Wednesday, February 1, 2012

Paris



One year ago today, I moved to Paris.  I got on a plane in Boston by myself, waltzed through Heathrow the next morning, and ended up at Charles de Gaulle, and, from there, to my lovely flat at Denfert-Rochereau.
The first couple days in Paris were scary - all on my own, with the wrong kind of visa and a sun that didn't come out until eight-thirty, an iffy-at-best grasp on the language.  But I loved it - I loved the bare branches of the square-cut trees in the Jardin du Luxembourg and my quiet cafés and walks down the river - especially in February and March, when the tourists hadn't yet arrived in droves, where some streets were still my streets and didn't belong to the millions of other people making Paris theirs.
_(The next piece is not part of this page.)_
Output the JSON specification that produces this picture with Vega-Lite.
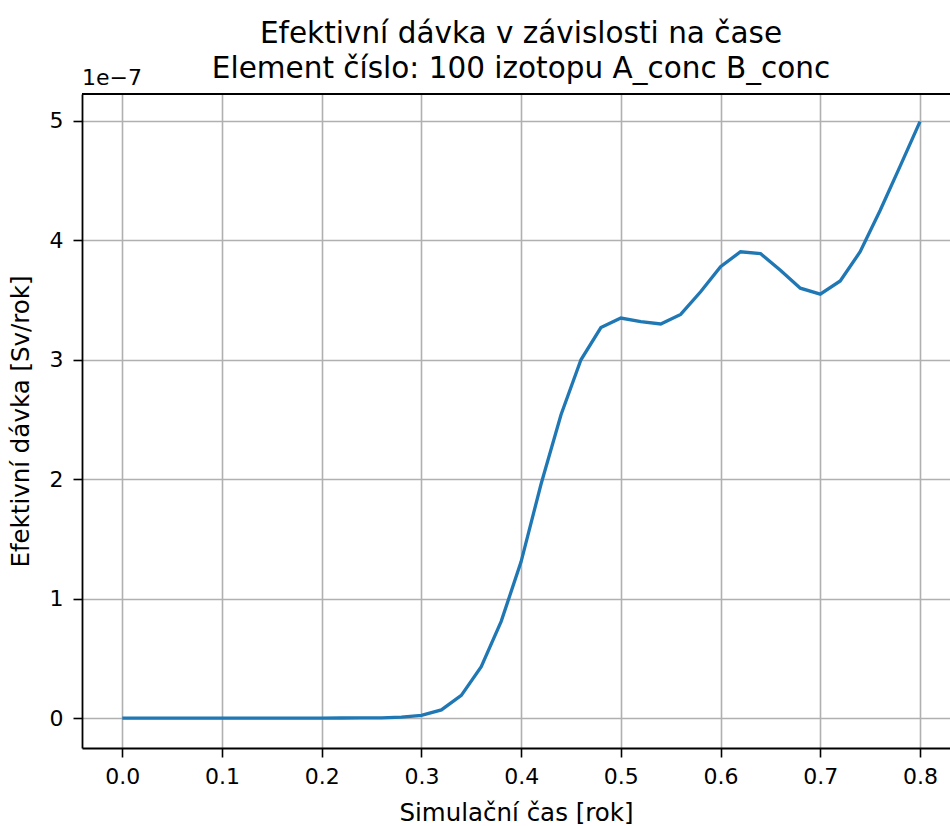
{
  "$schema": "https://vega.github.io/schema/vega-lite/v6.json",
  "width": 868,
  "height": 654,
  "autosize": {"type": "none"},
  "padding": {"left": 82, "top": 94, "right": 0, "bottom": 78},
  "background": "white",
  "config": {
    "font": "DejaVu Sans",
    "view": {"stroke": null},
    "axis": {
      "labelFont": "DejaVu Sans",
      "titleFont": "DejaVu Sans",
      "labelFontSize": 22,
      "titleFontSize": 24.5,
      "titleFontWeight": "normal",
      "labelColor": "#000000",
      "titleColor": "#000000",
      "domainColor": "#000000",
      "domainWidth": 1.8,
      "tickColor": "#000000",
      "tickWidth": 1.6,
      "tickSize": 9,
      "gridColor": "#b0b0b0",
      "gridWidth": 1.6,
      "gridOpacity": 1
    }
  },
  "title": {
    "text": ["Efektivní dávka v závislosti na čase", "Element číslo: 100 izotopu A_conc B_conc"],
    "fontSize": 29.5,
    "fontWeight": "normal",
    "color": "#000000",
    "font": "DejaVu Sans",
    "lineHeight": 35,
    "anchor": "middle",
    "dx": 5,
    "offset": -17
  },
  "data": {
    "values": [
      {"t": 0.00, "dose": 0},
      {"t": 0.02, "dose": 0},
      {"t": 0.04, "dose": 0},
      {"t": 0.06, "dose": 0},
      {"t": 0.08, "dose": 0},
      {"t": 0.10, "dose": 0},
      {"t": 0.12, "dose": 0},
      {"t": 0.14, "dose": 0},
      {"t": 0.16, "dose": 0},
      {"t": 0.18, "dose": 0},
      {"t": 0.20, "dose": 0},
      {"t": 0.22, "dose": 0.0001e-7},
      {"t": 0.24, "dose": 0.0005e-7},
      {"t": 0.26, "dose": 0.002e-7},
      {"t": 0.28, "dose": 0.007e-7},
      {"t": 0.30, "dose": 0.022e-7},
      {"t": 0.32, "dose": 0.068e-7},
      {"t": 0.34, "dose": 0.19e-7},
      {"t": 0.36, "dose": 0.43e-7},
      {"t": 0.38, "dose": 0.81e-7},
      {"t": 0.40, "dose": 1.31e-7},
      {"t": 0.42, "dose": 1.96e-7},
      {"t": 0.44, "dose": 2.54e-7},
      {"t": 0.46, "dose": 3.0e-7},
      {"t": 0.48, "dose": 3.27e-7},
      {"t": 0.50, "dose": 3.35e-7},
      {"t": 0.52, "dose": 3.32e-7},
      {"t": 0.54, "dose": 3.30e-7},
      {"t": 0.56, "dose": 3.38e-7},
      {"t": 0.58, "dose": 3.57e-7},
      {"t": 0.60, "dose": 3.78e-7},
      {"t": 0.62, "dose": 3.905e-7},
      {"t": 0.64, "dose": 3.89e-7},
      {"t": 0.66, "dose": 3.75e-7},
      {"t": 0.68, "dose": 3.60e-7},
      {"t": 0.70, "dose": 3.55e-7},
      {"t": 0.72, "dose": 3.66e-7},
      {"t": 0.74, "dose": 3.905e-7},
      {"t": 0.76, "dose": 4.25e-7},
      {"t": 0.78, "dose": 4.62e-7},
      {"t": 0.80, "dose": 4.995e-7}
    ]
  },
  "layer": [
    {
      "mark": {"type": "line", "color": "#1f77b4", "strokeWidth": 3.3, "clip": true},
      "encoding": {
        "x": {
          "field": "t",
          "type": "quantitative",
          "scale": {"domain": [-0.0404, 0.8301], "nice": false, "zero": false},
          "axis": {
            "title": "Simulační čas [rok]",
            "values": [0, 0.1, 0.2, 0.3, 0.4, 0.5, 0.6, 0.7, 0.8],
            "format": ".1f",
            "labelPadding": 9,
            "titlePadding": 14,
            "grid": true
          }
        },
        "y": {
          "field": "dose",
          "type": "quantitative",
          "scale": {"domain": [-0.251e-7, 5.226e-7], "nice": false, "zero": false},
          "axis": {
            "title": "Efektivní dávka [Sv/rok]",
            "values": [0, 1e-7, 2e-7, 3e-7, 4e-7, 5e-7],
            "labelExpr": "format(round(datum.value * 1e7), 'd')",
            "labelPadding": 10,
            "titlePadding": 16,
            "grid": true
          }
        }
      }
    },
    {
      "data": {"values": [{"top": 5.226e-7}]},
      "mark": {"type": "rule", "color": "#000000", "strokeWidth": 1.8},
      "encoding": {
        "y": {"field": "top", "type": "quantitative"}
      }
    },
    {
      "data": {"values": [{"tx": -0.0404, "ty": 5.226e-7, "label": "1e−7"}]},
      "mark": {"type": "text", "fontSize": 22, "font": "DejaVu Sans", "fontWeight": "normal", "align": "left", "baseline": "alphabetic", "dy": -9, "color": "#000000"},
      "encoding": {
        "x": {"field": "tx", "type": "quantitative"},
        "y": {"field": "ty", "type": "quantitative"},
        "text": {"field": "label"}
      }
    }
  ]
}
Some streets still are my streets - Rue Daguerre with Thévenin's buttery croissants, or Rue de Sevres or Boulevard Raspail - those will always be mine.  And I know the code to get into a complex with a courtyard and gardens and a beautiful room with a piano that I visited to hear jazz concerts.  I know the code to get into the ancient building where I lived the last month of my Paris experience in the third, and I know the cool dark stairwell of the Denfert-Rochereau flat.
I miss Paris, but it will always be mine, and I'll come back to it soon.  That's a promise.